Everyday millions of people are faced with the catastrophe we call “doing something I don’t want” or “becoming something I don’t want”. We must take it rather seriously, this attack on humanity. I survive on the mountain reminding myself that we grow liking the things we don’t want to do or become, in fact there comes a point where we even desire what we never thought we would. We metabolize it, internalize it, and before we know it, action precedes cognition. I became who I didn’t want to, but I wanted to become exactly who I am.
(silence)
By now you’ve probably understood that the way I do this is:
My story is yours and your story is mine. And I don’t just say that, I mean it. And what that means, is that I’m still trying to figure out whether it’s me who is desperately trying to hold your rope or desperately waiting for you to come hold mine. Trying to understand whether we can ever dismantle the mountain in our lifetime, or at least see it for what it is. Whether we can finally understand that cognitive understanding isn’t enough to become a better person, a better artist, a better something, but another, deeper understanding probably is.
I can’t explain to you why we change, and constantly. But I can tell you what I’ve done in face of all the things I couldn’t change. Well, I just did.
Just like I never want to fly drones or climb vertically or get mad at someone I love. Just like I want to nail the balance between leaving things in the air and grounding them safely and securely.

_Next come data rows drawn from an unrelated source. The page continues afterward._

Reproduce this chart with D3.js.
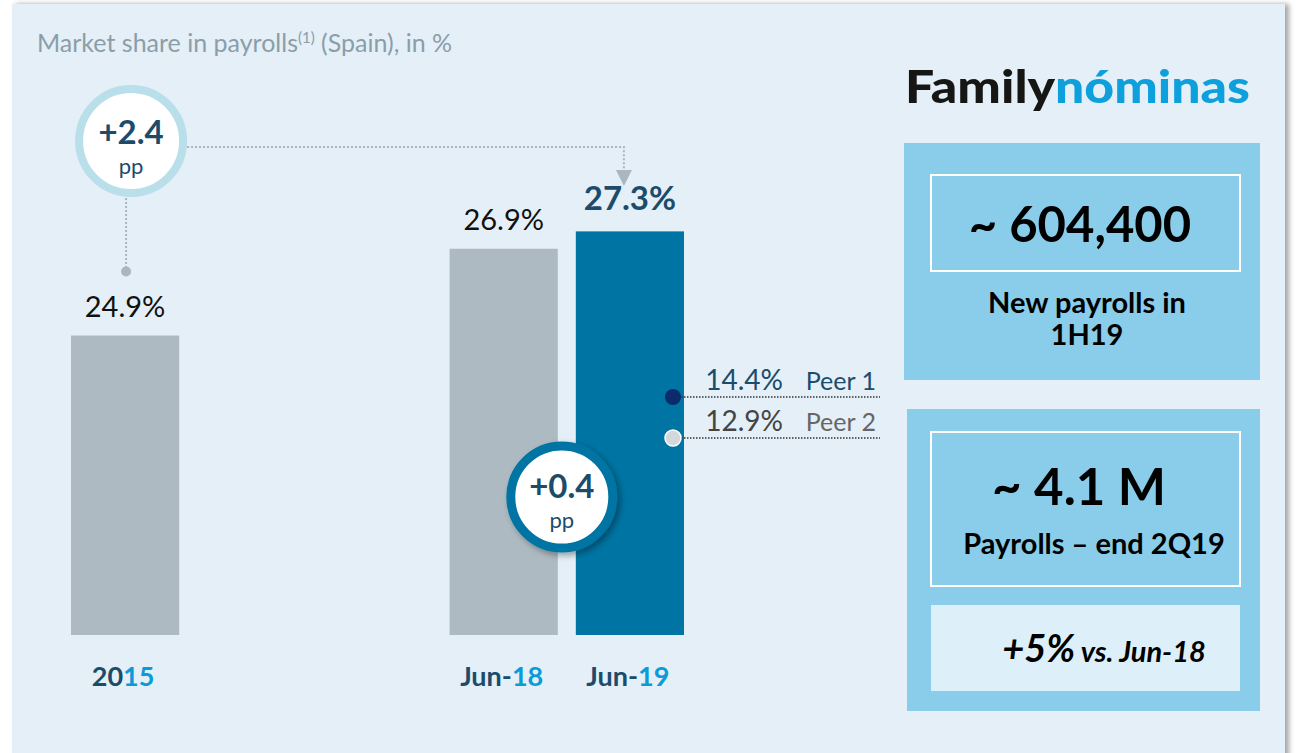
<!DOCTYPE html>
<html>
<head>
<meta charset="utf-8">
<script src="https://cdn.jsdelivr.net/npm/d3@7"></script>
<style>
  body { margin: 0; background: #ffffff; }
  svg { display: block; font-family: Lato, "Open Sans", sans-serif; }
</style>
</head>
<body>
<svg id="chart" width="1296" height="753"></svg>
<script>
// data
const categories = ["2015", "Jun-18", "Jun-19"];
const shares = [24.9, 26.9, 27.3];
const slots = ["2015", "gap1", "gap2", "Jun-18", "Jun-19"];
const peerNames = ["Peer 1", "Peer 2"];
const peerShares = [14.4, 12.9];
const kpiValues = ["~ 604,400", "~ 4.1 M"];
const kpiLabels = [["New payrolls in", "1H19"], ["Payrolls – end 2Q19"]];
const growthLabel = ["+5%", " vs. Jun-18"];

const darkTeal = "#1b4c6b";
const lightBlue = "#0a9bd8";
const grayBar = "#adbac1";
const blueBar = "#0074a3";

let svg = d3.select("#chart");

let defs = svg.append("defs");
let shadow = defs.append("filter").attr("id", "shadow").attr("x", "-20%").attr("y", "-20%").attr("width", "150%").attr("height", "150%");
shadow.append("feDropShadow").attr("dx", 3).attr("dy", 3).attr("stdDeviation", 3).attr("flood-color", "#000").attr("flood-opacity", 0.35);
let panelShadow = defs.append("filter").attr("id", "pshadow").attr("x", "-5%").attr("y", "-5%").attr("width", "110%").attr("height", "110%");
panelShadow.append("feDropShadow").attr("dx", 4).attr("dy", 0).attr("stdDeviation", 2.5).attr("flood-color", "#000").attr("flood-opacity", 0.35);

// background panel
svg.append("rect").attr("x", 12).attr("y", 4).attr("width", 1273).attr("height", 760)
  .attr("fill", "#e4eff7").attr("filter", "url(#pshadow)");

// title
let title = svg.append("text").attr("x", 37).attr("y", 52).attr("fill", "#8a9ea9").style("font-size", "25px");
title.append("tspan").text("Market share in payrolls");
title.append("tspan").text("(1)").attr("dy", -9).style("font-size", "15px");
title.append("tspan").text(" (Spain), in %").attr("dy", 9);

// scales
let x = d3.scaleBand().domain(slots).range([71, 684]).paddingInner(18 / 126).paddingOuter(0);
let y = d3.scaleLinear().domain([18, 28]).range([635, 201]);
let peerY = d3.scaleLinear().domain([12.9, 14.4]).range([438, 397]);
let fmtPct = d3.format(".1f");
let fmtDelta = d3.format("+.1f");

let plot = svg.append("g").attr("id", "plot");

// bars
plot.selectAll("rect.bar").data(categories).enter().append("rect")
  .attr("class", "bar")
  .attr("x", d => x(d))
  .attr("width", x.bandwidth())
  .attr("y", (d, i) => y(shares[i]))
  .attr("height", (d, i) => y(18) - y(shares[i]))
  .attr("fill", (d, i) => i == categories.length - 1 ? blueBar : grayBar);

// value labels
plot.selectAll("text.val").data(categories).enter().append("text")
  .attr("class", "val")
  .attr("x", d => x(d) + x.bandwidth() / 2)
  .attr("y", (d, i) => y(shares[i]) - (i == categories.length - 1 ? 21 : 19))
  .attr("text-anchor", "middle")
  .attr("fill", (d, i) => i == categories.length - 1 ? darkTeal : "#111")
  .style("font-size", (d, i) => i == categories.length - 1 ? "33px" : "29px")
  .style("font-weight", (d, i) => i == categories.length - 1 ? "bold" : "normal")
  .text((d, i) => fmtPct(shares[i]) + "%");

// category labels
let catLabels = plot.selectAll("text.cat").data(categories).enter().append("text")
  .attr("class", "cat")
  .attr("x", d => x(d) + x.bandwidth() / 2 - 2)
  .attr("y", 686)
  .attr("text-anchor", "middle")
  .style("font-size", "27px")
  .style("font-weight", "bold");
catLabels.append("tspan").attr("fill", darkTeal).text(d => d.slice(0, d.length - 2));
catLabels.append("tspan").attr("fill", lightBlue).text(d => d.slice(d.length - 2));

// connector from 2015 to Jun-19
let first = categories[0], last = categories[categories.length - 1];
let cx1 = x(first) + x.bandwidth() / 2 + 6, cy1 = 141;
let arrowX = x(last) + x.bandwidth() / 2 - 6;
plot.append("path")
  .attr("d", "M" + (cx1 + 56) + "," + 147 + "H" + arrowX + "V" + 172)
  .attr("fill", "none").attr("stroke", "#a9b7bf").attr("stroke-width", 2).attr("stroke-dasharray", "2,2");
plot.append("path")
  .attr("d", "M" + (arrowX - 8) + ",170L" + (arrowX + 8) + ",170L" + arrowX + ",186Z")
  .attr("fill", "#a9b7bf");
plot.append("path")
  .attr("d", "M" + (cx1 - 5) + "," + (cy1 + 57) + "V" + (y(shares[0]) - 64))
  .attr("fill", "none").attr("stroke", "#a9b7bf").attr("stroke-width", 2).attr("stroke-dasharray", "2,2");
plot.append("circle").attr("cx", cx1 - 5).attr("cy", y(shares[0]) - 64).attr("r", 5).attr("fill", "#a9b7bf");

// +2.4 badge
let badge1 = plot.append("g").attr("transform", "translate(" + cx1 + "," + cy1 + ")");
badge1.append("circle").attr("r", 52).attr("fill", "#fff").attr("stroke", "#b9dfea").attr("stroke-width", 8);
badge1.append("text").attr("y", 3).attr("text-anchor", "middle").attr("fill", darkTeal)
  .style("font-size", "33px").style("font-weight", "bold").text(fmtDelta(shares[2] - shares[0]));
badge1.append("text").attr("y", 33).attr("text-anchor", "middle").attr("fill", darkTeal)
  .style("font-size", "22px").text("pp");

// peer markers
let peerColors = ["#0b2b6b", "#d3d8db"];
let peerValColors = [darkTeal, "#444"];
let peerNameColors = [darkTeal, "#666"];
let peerX = x(last) + x.bandwidth() - 11;
peerNames.forEach(function(name, i) {
  let py = peerY(peerShares[i]);
  plot.append("line").attr("x1", peerX + 8).attr("x2", 880).attr("y1", py).attr("y2", py)
    .attr("stroke", "#333").attr("stroke-width", 1.5).attr("stroke-dasharray", "1.5,1.5");
  plot.append("circle").attr("cx", peerX).attr("cy", py).attr("r", 8)
    .attr("fill", peerColors[i]).attr("stroke", i == 1 ? "#fff" : "none").attr("stroke-width", 1.5);
  plot.append("text").attr("x", 783).attr("y", py - 7).attr("text-anchor", "end")
    .attr("fill", peerValColors[i]).style("font-size", "28px").text(fmtPct(peerShares[i]) + "%");
  plot.append("text").attr("x", 876).attr("y", py - 7).attr("text-anchor", "end")
    .attr("fill", peerNameColors[i]).style("font-size", "25px").text(name);
});

// +0.4 badge
let badge2 = plot.append("g").attr("transform", "translate(" + (x(categories[1]) + x.bandwidth() + 4) + ",497)");
badge2.append("circle").attr("r", 51).attr("fill", "#fff").attr("stroke", blueBar).attr("stroke-width", 9)
  .attr("filter", "url(#shadow)");
badge2.append("text").attr("y", 1).attr("text-anchor", "middle").attr("fill", darkTeal)
  .style("font-size", "33px").style("font-weight", "bold").text(fmtDelta(shares[2] - shares[1]));
badge2.append("text").attr("y", 31).attr("text-anchor", "middle").attr("fill", darkTeal)
  .style("font-size", "22px").text("pp");

// logo
let logo = svg.append("text").attr("x", 905).attr("y", 103)
  .style("font-size", "46px").style("font-weight", 900).attr("textLength", 345).attr("lengthAdjust", "spacingAndGlyphs");
logo.append("tspan").attr("fill", "#161614").text("Family");
logo.append("tspan").attr("fill", "#0ea0dc").text("nóminas");

// KPI boxes
let kpi = svg.append("g");
kpi.append("rect").attr("x", 904).attr("y", 143).attr("width", 356).attr("height", 237).attr("fill", "#89cdeb");
kpi.append("rect").attr("x", 931).attr("y", 175).attr("width", 309).attr("height", 96).attr("fill", "none").attr("stroke", "#fff").attr("stroke-width", 2);
kpi.append("text").attr("x", 1080).attr("y", 242).attr("text-anchor", "middle").attr("fill", "#000")
  .style("font-size", "49px").style("font-weight", "bold").text(kpiValues[0]);
kpiLabels[0].forEach(function(t, i) {
  kpi.append("text").attr("x", 1087).attr("y", 313 + i * 32).attr("text-anchor", "middle").attr("fill", "#000")
    .style("font-size", "29px").style("font-weight", "bold").text(t);
});

kpi.append("rect").attr("x", 907).attr("y", 409).attr("width", 353).attr("height", 302).attr("fill", "#89cdeb");
kpi.append("rect").attr("x", 931).attr("y", 432).attr("width", 309).attr("height", 154).attr("fill", "none").attr("stroke", "#fff").attr("stroke-width", 2);
kpi.append("text").attr("x", 1079).attr("y", 505).attr("text-anchor", "middle").attr("fill", "#000")
  .style("font-size", "51px").style("font-weight", "bold").text(kpiValues[1]);
kpi.append("text").attr("x", 1094).attr("y", 554).attr("text-anchor", "middle").attr("fill", "#000")
  .style("font-size", "29px").style("font-weight", "bold").text(kpiLabels[1][0]);
kpi.append("rect").attr("x", 931).attr("y", 605).attr("width", 309).attr("height", 86).attr("fill", "#ddeff8");
let growth = kpi.append("text").attr("x", 1104).attr("y", 662).attr("text-anchor", "middle").attr("fill", "#000")
  .style("font-weight", "bold").style("font-style", "italic");
growth.append("tspan").style("font-size", "38px").text(growthLabel[0]);
growth.append("tspan").style("font-size", "29px").text(growthLabel[1]);
</script>
</body>
</html>
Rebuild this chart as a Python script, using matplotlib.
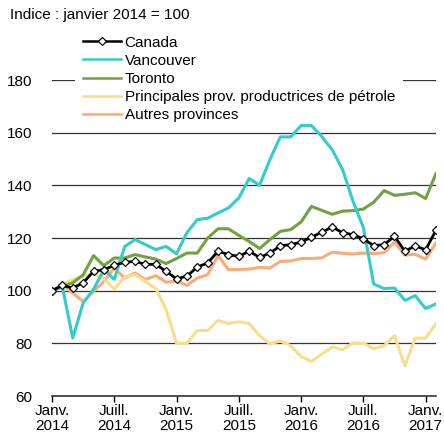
import matplotlib
matplotlib.use("Agg")
import matplotlib.pyplot as plt
import numpy as np

plt.rcParams['font.family'] = ['Liberation Sans', 'DejaVu Sans']
plt.rcParams['font.size'] = 11

# mois : janvier 2014 à février 2017
months = np.arange(38)
tick_pos = [0, 6, 12, 18, 24, 30, 36]
tick_labels = ["Janv.\n2014", "Juill.\n2014", "Janv.\n2015", "Juill.\n2015",
               "Janv.\n2016", "Juill.\n2016", "Janv.\n2017"]

canada = [100, 102, 101, 103, 107.3, 108, 109.6, 110.8, 111.1, 110, 110, 107.3,
          104.5, 105.5, 109, 110.5, 115, 113.7, 113, 115, 112.6, 114.3, 117, 117.5,
          118.4, 120.3, 122.2, 124.2, 122, 121.3, 119.7, 117.1, 117.5, 120.6, 115,
          117, 115.5, 123]
vancouver = [100, 101.5, 82, 95.3, 100.5, 108, 104.3, 116.7, 119.4, 117.5, 115.6,
             116.8, 114, 122, 127, 127.5, 129.5, 131.4, 135.2, 142.6, 140, 149.8,
             158.4, 158.4, 162.7, 162.7, 158.5, 153.5, 146, 134, 124, 102.5, 100.8,
             101, 96.3, 98.1, 93.2, 95]
toronto = [100, 101.6, 103, 106, 113.3, 109.5, 112.4, 112.4, 113.7, 112.8, 112,
           110.3, 112.2, 114.3, 114.3, 120, 123.5, 123.5, 121, 118.7, 116, 119.4,
           122.5, 123.2, 126.1, 132, 130.5, 129, 130.2, 130.4, 131, 133.6, 138,
           136.2, 136.6, 137.2, 135, 144.5]
petrole = [100, 102.3, 104.2, 105.4, 106.5, 104.6, 100.5, 105.3, 106.1, 103.5,
           100.8, 92.8, 80, 80, 84.9, 84.9, 88.7, 87.5, 88.2, 87.5, 82.9, 79.8,
           80.9, 79.1, 75, 73.1, 76, 78.6, 77.6, 80.1, 80.1, 77.9, 79.1, 82.9,
           71.5, 82, 82, 87.5]
autres = [100, 102.3, 99.1, 95.9, 99.7, 103.5, 108.6, 104.8, 106.7, 104.2, 105.7,
          103.2, 103.7, 102, 104.8, 106.1, 113.3, 108, 108, 108.2, 108.8, 108.6,
          111.1, 111.3, 112.2, 112.2, 112.5, 114.6, 114.2, 113.9, 114.3, 114.1,
          114.4, 118.5, 113.5, 113.8, 112, 118.1]

fig = plt.figure(figsize=(4.44, 4.37), dpi=100)
ax = fig.add_axes([52 / 444, 41 / 437, 384 / 444, 316 / 437])

lw = 2.2
ax.plot(months, autres, color="#FBAA78", lw=lw, label="Autres provinces", zorder=3)
ax.plot(months, petrole, color="#F9DD8A", lw=lw,
        label="Principales prov. productrices de pétrole", zorder=3)
ax.plot(months, toronto, color="#72A143", lw=lw, label="Toronto", zorder=3)
ax.plot(months, vancouver, color="#33CCC8", lw=lw, label="Vancouver", zorder=3)
ax.plot(months, canada, color="black", lw=2.0, marker="D", markersize=4.5,
        markerfacecolor="white", markeredgecolor="black", markeredgewidth=0.9,
        label="Canada", zorder=4)

ax.set_xlim(0, 37)
ax.set_ylim(60, 180)
ax.set_yticks(range(60, 181, 20))
ax.grid(axis="y", color="#333333", lw=0.9, zorder=1)
ax.set_axisbelow(True)
ax.set_xticks(tick_pos)
ax.set_xticklabels(tick_labels, linespacing=1.05)
ax.tick_params(axis="y", length=0, pad=14, labelsize=11)
ax.tick_params(axis="x", length=4, width=1, pad=2, labelsize=11)
for s in ["top", "right", "left"]:
    ax.spines[s].set_visible(False)
ax.spines["bottom"].set_color("#333333")
ax.spines["bottom"].set_linewidth(1.2)

handles, labels = ax.get_legend_handles_labels()
order = [4, 3, 2, 1, 0]
leg = ax.legend([handles[i] for i in order], [labels[i] for i in order],
                loc="upper left", bbox_to_anchor=(75 / 444, 1 - 28 / 437),
                bbox_transform=fig.transFigure,
                frameon=True, facecolor="white", edgecolor="none", fancybox=False,
                framealpha=1, handlelength=2.5, handletextpad=0.25,
                labelspacing=0.27, borderpad=0.5, borderaxespad=0, fontsize=11)
leg.set_zorder(2)
for line in leg.get_lines():
    line.set_linewidth(1.8)

fig.text(10 / 444, 1 - 15 / 437, "Indice : janvier 2014 = 100", va="center",
         ha="left", fontsize=11)

fig.savefig("out.png", dpi=100)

Just like I don’t want to explain a joke or elaborate on a metaphor so that people can see what’s in it for themselves. Just like I love a long walk with a view of the mountains on a bright Saturday morning. I wouldn’t know how that feels because I never had a walk like that. I came here for the mountains but its not like I can have a walk here with a view of mountains on a bright Saturday morning. So maybe I’ll have one when I go back.